MADISON, Wis. (AP) - At some point on Saturday on a plane flying over the Pacific Ocean, Wisconsin coach Greg Gard will settle into his seat to watch scouting video from a laptop computer.
No better way to help fill the time on a 16-hour flight to New Zealand for the Badgers basketball team.
“I think I got plenty of time to read a handbook, watch videos, do a lot of things,” Gard joked.
The NCAA allows schools to go on foreign exhibition tours every four years, an excursion that gives teams 10 practices to prepare for the summer games. It is precious time for coaches and players to work together on and off the court, tasks that otherwise couldn’t start until October.
The last time the Badgers took an international trip, they had a pretty good season.
The program four summers ago played in Canada at a time when the team was also replacing most of its starting lineup. Less experienced players and future stars like Frank Kaminsky and Sam Dekker, along with then-freshmen Nigel Hayes and Bronson Koenig, got their first taste of playing together as a team.
Seven months later, they made a run to their first of back-to-back Final Four appearances.
Then-coach Bo Ryan “always talked about how much that trip helped,” said fifth-year senior Aaron Moesch, who was redshirted in 2013-14. The reserve forward is also the only player who was on the roster for both Final Four teams.

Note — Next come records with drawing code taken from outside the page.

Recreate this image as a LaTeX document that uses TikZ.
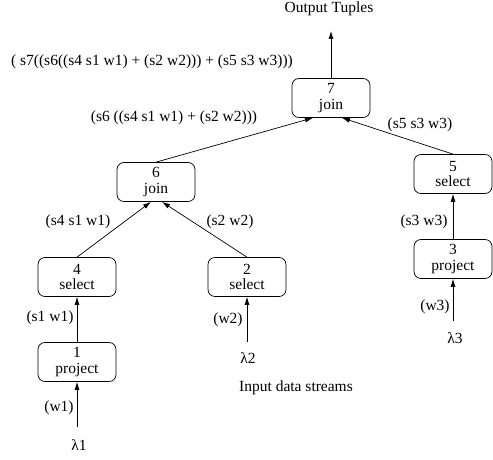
\documentclass[tikz,border=0pt]{standalone}
\usepackage{fontspec}
\setmainfont{Liberation Serif}
\usetikzlibrary{arrows.meta}

\tikzset{
  op/.style={draw, rounded corners=7pt, minimum width=78pt, minimum height=39pt,
    inner sep=0pt, align=center, font=\fontsize{15.5}{15.5}\selectfont},
  lbl/.style={inner sep=0pt, font=\fontsize{15.5}{15}\selectfont},
  arr/.style={-{Latex[length=8pt,width=5pt]}, line width=0.7pt}
}

\begin{document}
\begin{tikzpicture}[x=1pt,y=-1pt,line width=0.7pt]
\useasboundingbox (0,0) rectangle (493,460);
% operator boxes
\node[op] (n7) at (331,98) {7\\join};
\node[op] (n6) at (156,182) {6\\join};
\node[op] (n5) at (453,174) {5\\select};
\node[op] (n4) at (77,277) {4\\select};
\node[op] (n2) at (247,277) {2\\select};
\node[op] (n3) at (453,259) {3\\project};
\node[op] (n1) at (77,362) {1\\project};
% streams
\node[lbl] (l1) at (79,445) {λ1};
\node[lbl] (l2) at (248,358) {λ2};
\node[lbl] (l3) at (455,338) {λ3};
\coordinate (s1) at (77,427);
\coordinate (s2) at (247,342);
\coordinate (s3) at (453,321);
\coordinate (out) at (331,31);
% edges
\draw[arr] (s1) -- (n1.south);
\draw[arr] (n1.north) -- (n4.south);
\draw[arr] (s2) -- (n2.south);
\draw[arr] (s3) -- (n3.south);
\draw[arr] (n3.north) -- (n5.south);
\draw[arr] (n4.north) -- ([xshift=-5pt]n6.south);
\draw[arr] (n2.north) -- ([xshift=6pt]n6.south);
\draw[arr] (n6.north) -- ([xshift=-18pt]n7.south);
\draw[arr] (n5.north) -- ([xshift=11pt]n7.south);
\draw[arr] (n7.north) -- (out);
% edge labels
\node[lbl] (tout) at (329,9) {Output Tuples};
\node[lbl] (e7) at (152,62) {( s7((s6((s4 s1 w1) + (s2 w2))) + (s5 s3 w3)))};
\node[lbl] (e6) at (174,118) {(s6 ((s4 s1 w1) + (s2 w2)))};
\node[lbl] (e5) at (420,125) {(s5 s3 w3)};
\node[lbl] (e4) at (78,222) {(s4 s1 w1)};
\node[lbl] (e2) at (230,222) {(s2 w2)};
\node[lbl] (e3) at (424,222) {(s3 w3)};
\node[lbl] (e1) at (50,318) {(s1 w1)};
\node[lbl] (w2) at (228,320) {(w2)};
\node[lbl] (w3) at (435,307) {(w3)};
\node[lbl] (w1) at (59,408) {(w1)};
\node[lbl] (tin) at (296,388) {Input data streams};
\end{tikzpicture}
\end{document}
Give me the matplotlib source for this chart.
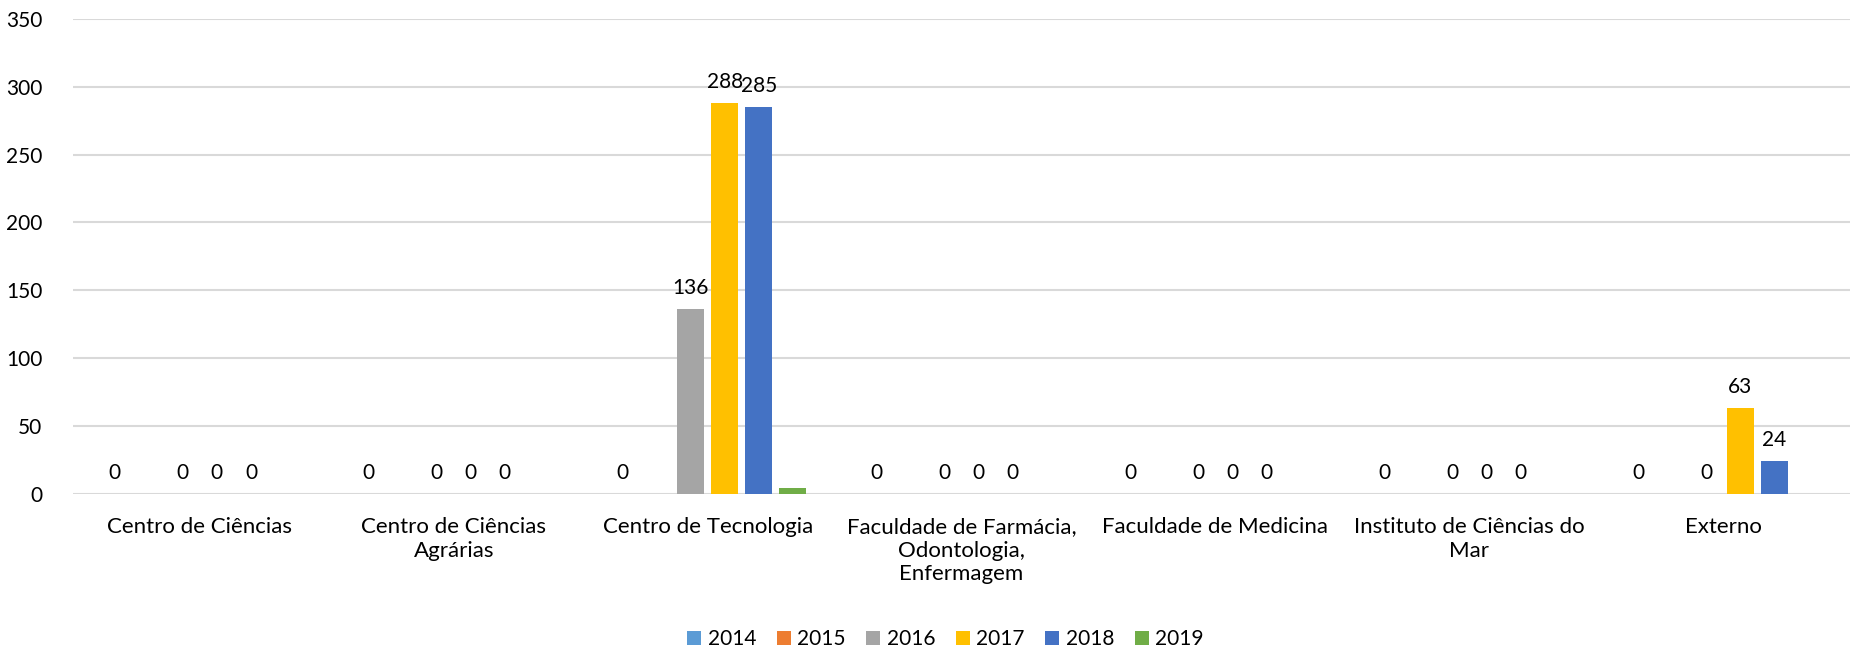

“Correlation doesn’t mean causation,” Moesch added before practice on Wednesday in Madison. “But there’s definitely something to be said about having those extra games, especially with a young team.”
Similarly, this five-game, 12-day tour to New Zealand and Australia comes after the program lost four senior starters in Hayes, Koenig, forward Vitto Brown and guard Zak Showalter. The roster has been replenished with a decorated recruiting class, including freshman guard Kobe King, a unanimous selection as Wisconsin’s state prep player of the year.
Practices so far have been energetic. Returnees will assume new responsibilities, and everyone is feeling out their respective roles.
“That’s what has been nice about this summer - we’ve covered things normally you don’t cover until October and November. Terminology, scheme, philosophy, specifically the defensive end of things,” Gard said. “I’m excited for these guys to put all that knowledge and work they’ve committed to do, to work over there and see what happens.”
Big man Ethan Happ is one of the holdovers on the team whose role will expand this season. The 6-foot-10 junior with the dominating post game might become an even bigger focal point of the offense with Hayes and Koenig gone.
Happ will use the trip to New Zealand and Australia to continue working on skills that he has focused on this offseason, including his outside shot, as well as ball-handling and decreasing turnovers.
“Then as a team basically just see who’s ready and willing to work on the floor,” Happ said. “It’s easy to do in practice, but it’s a lot different when the lights are on. It’ll be interesting to see who steps up.”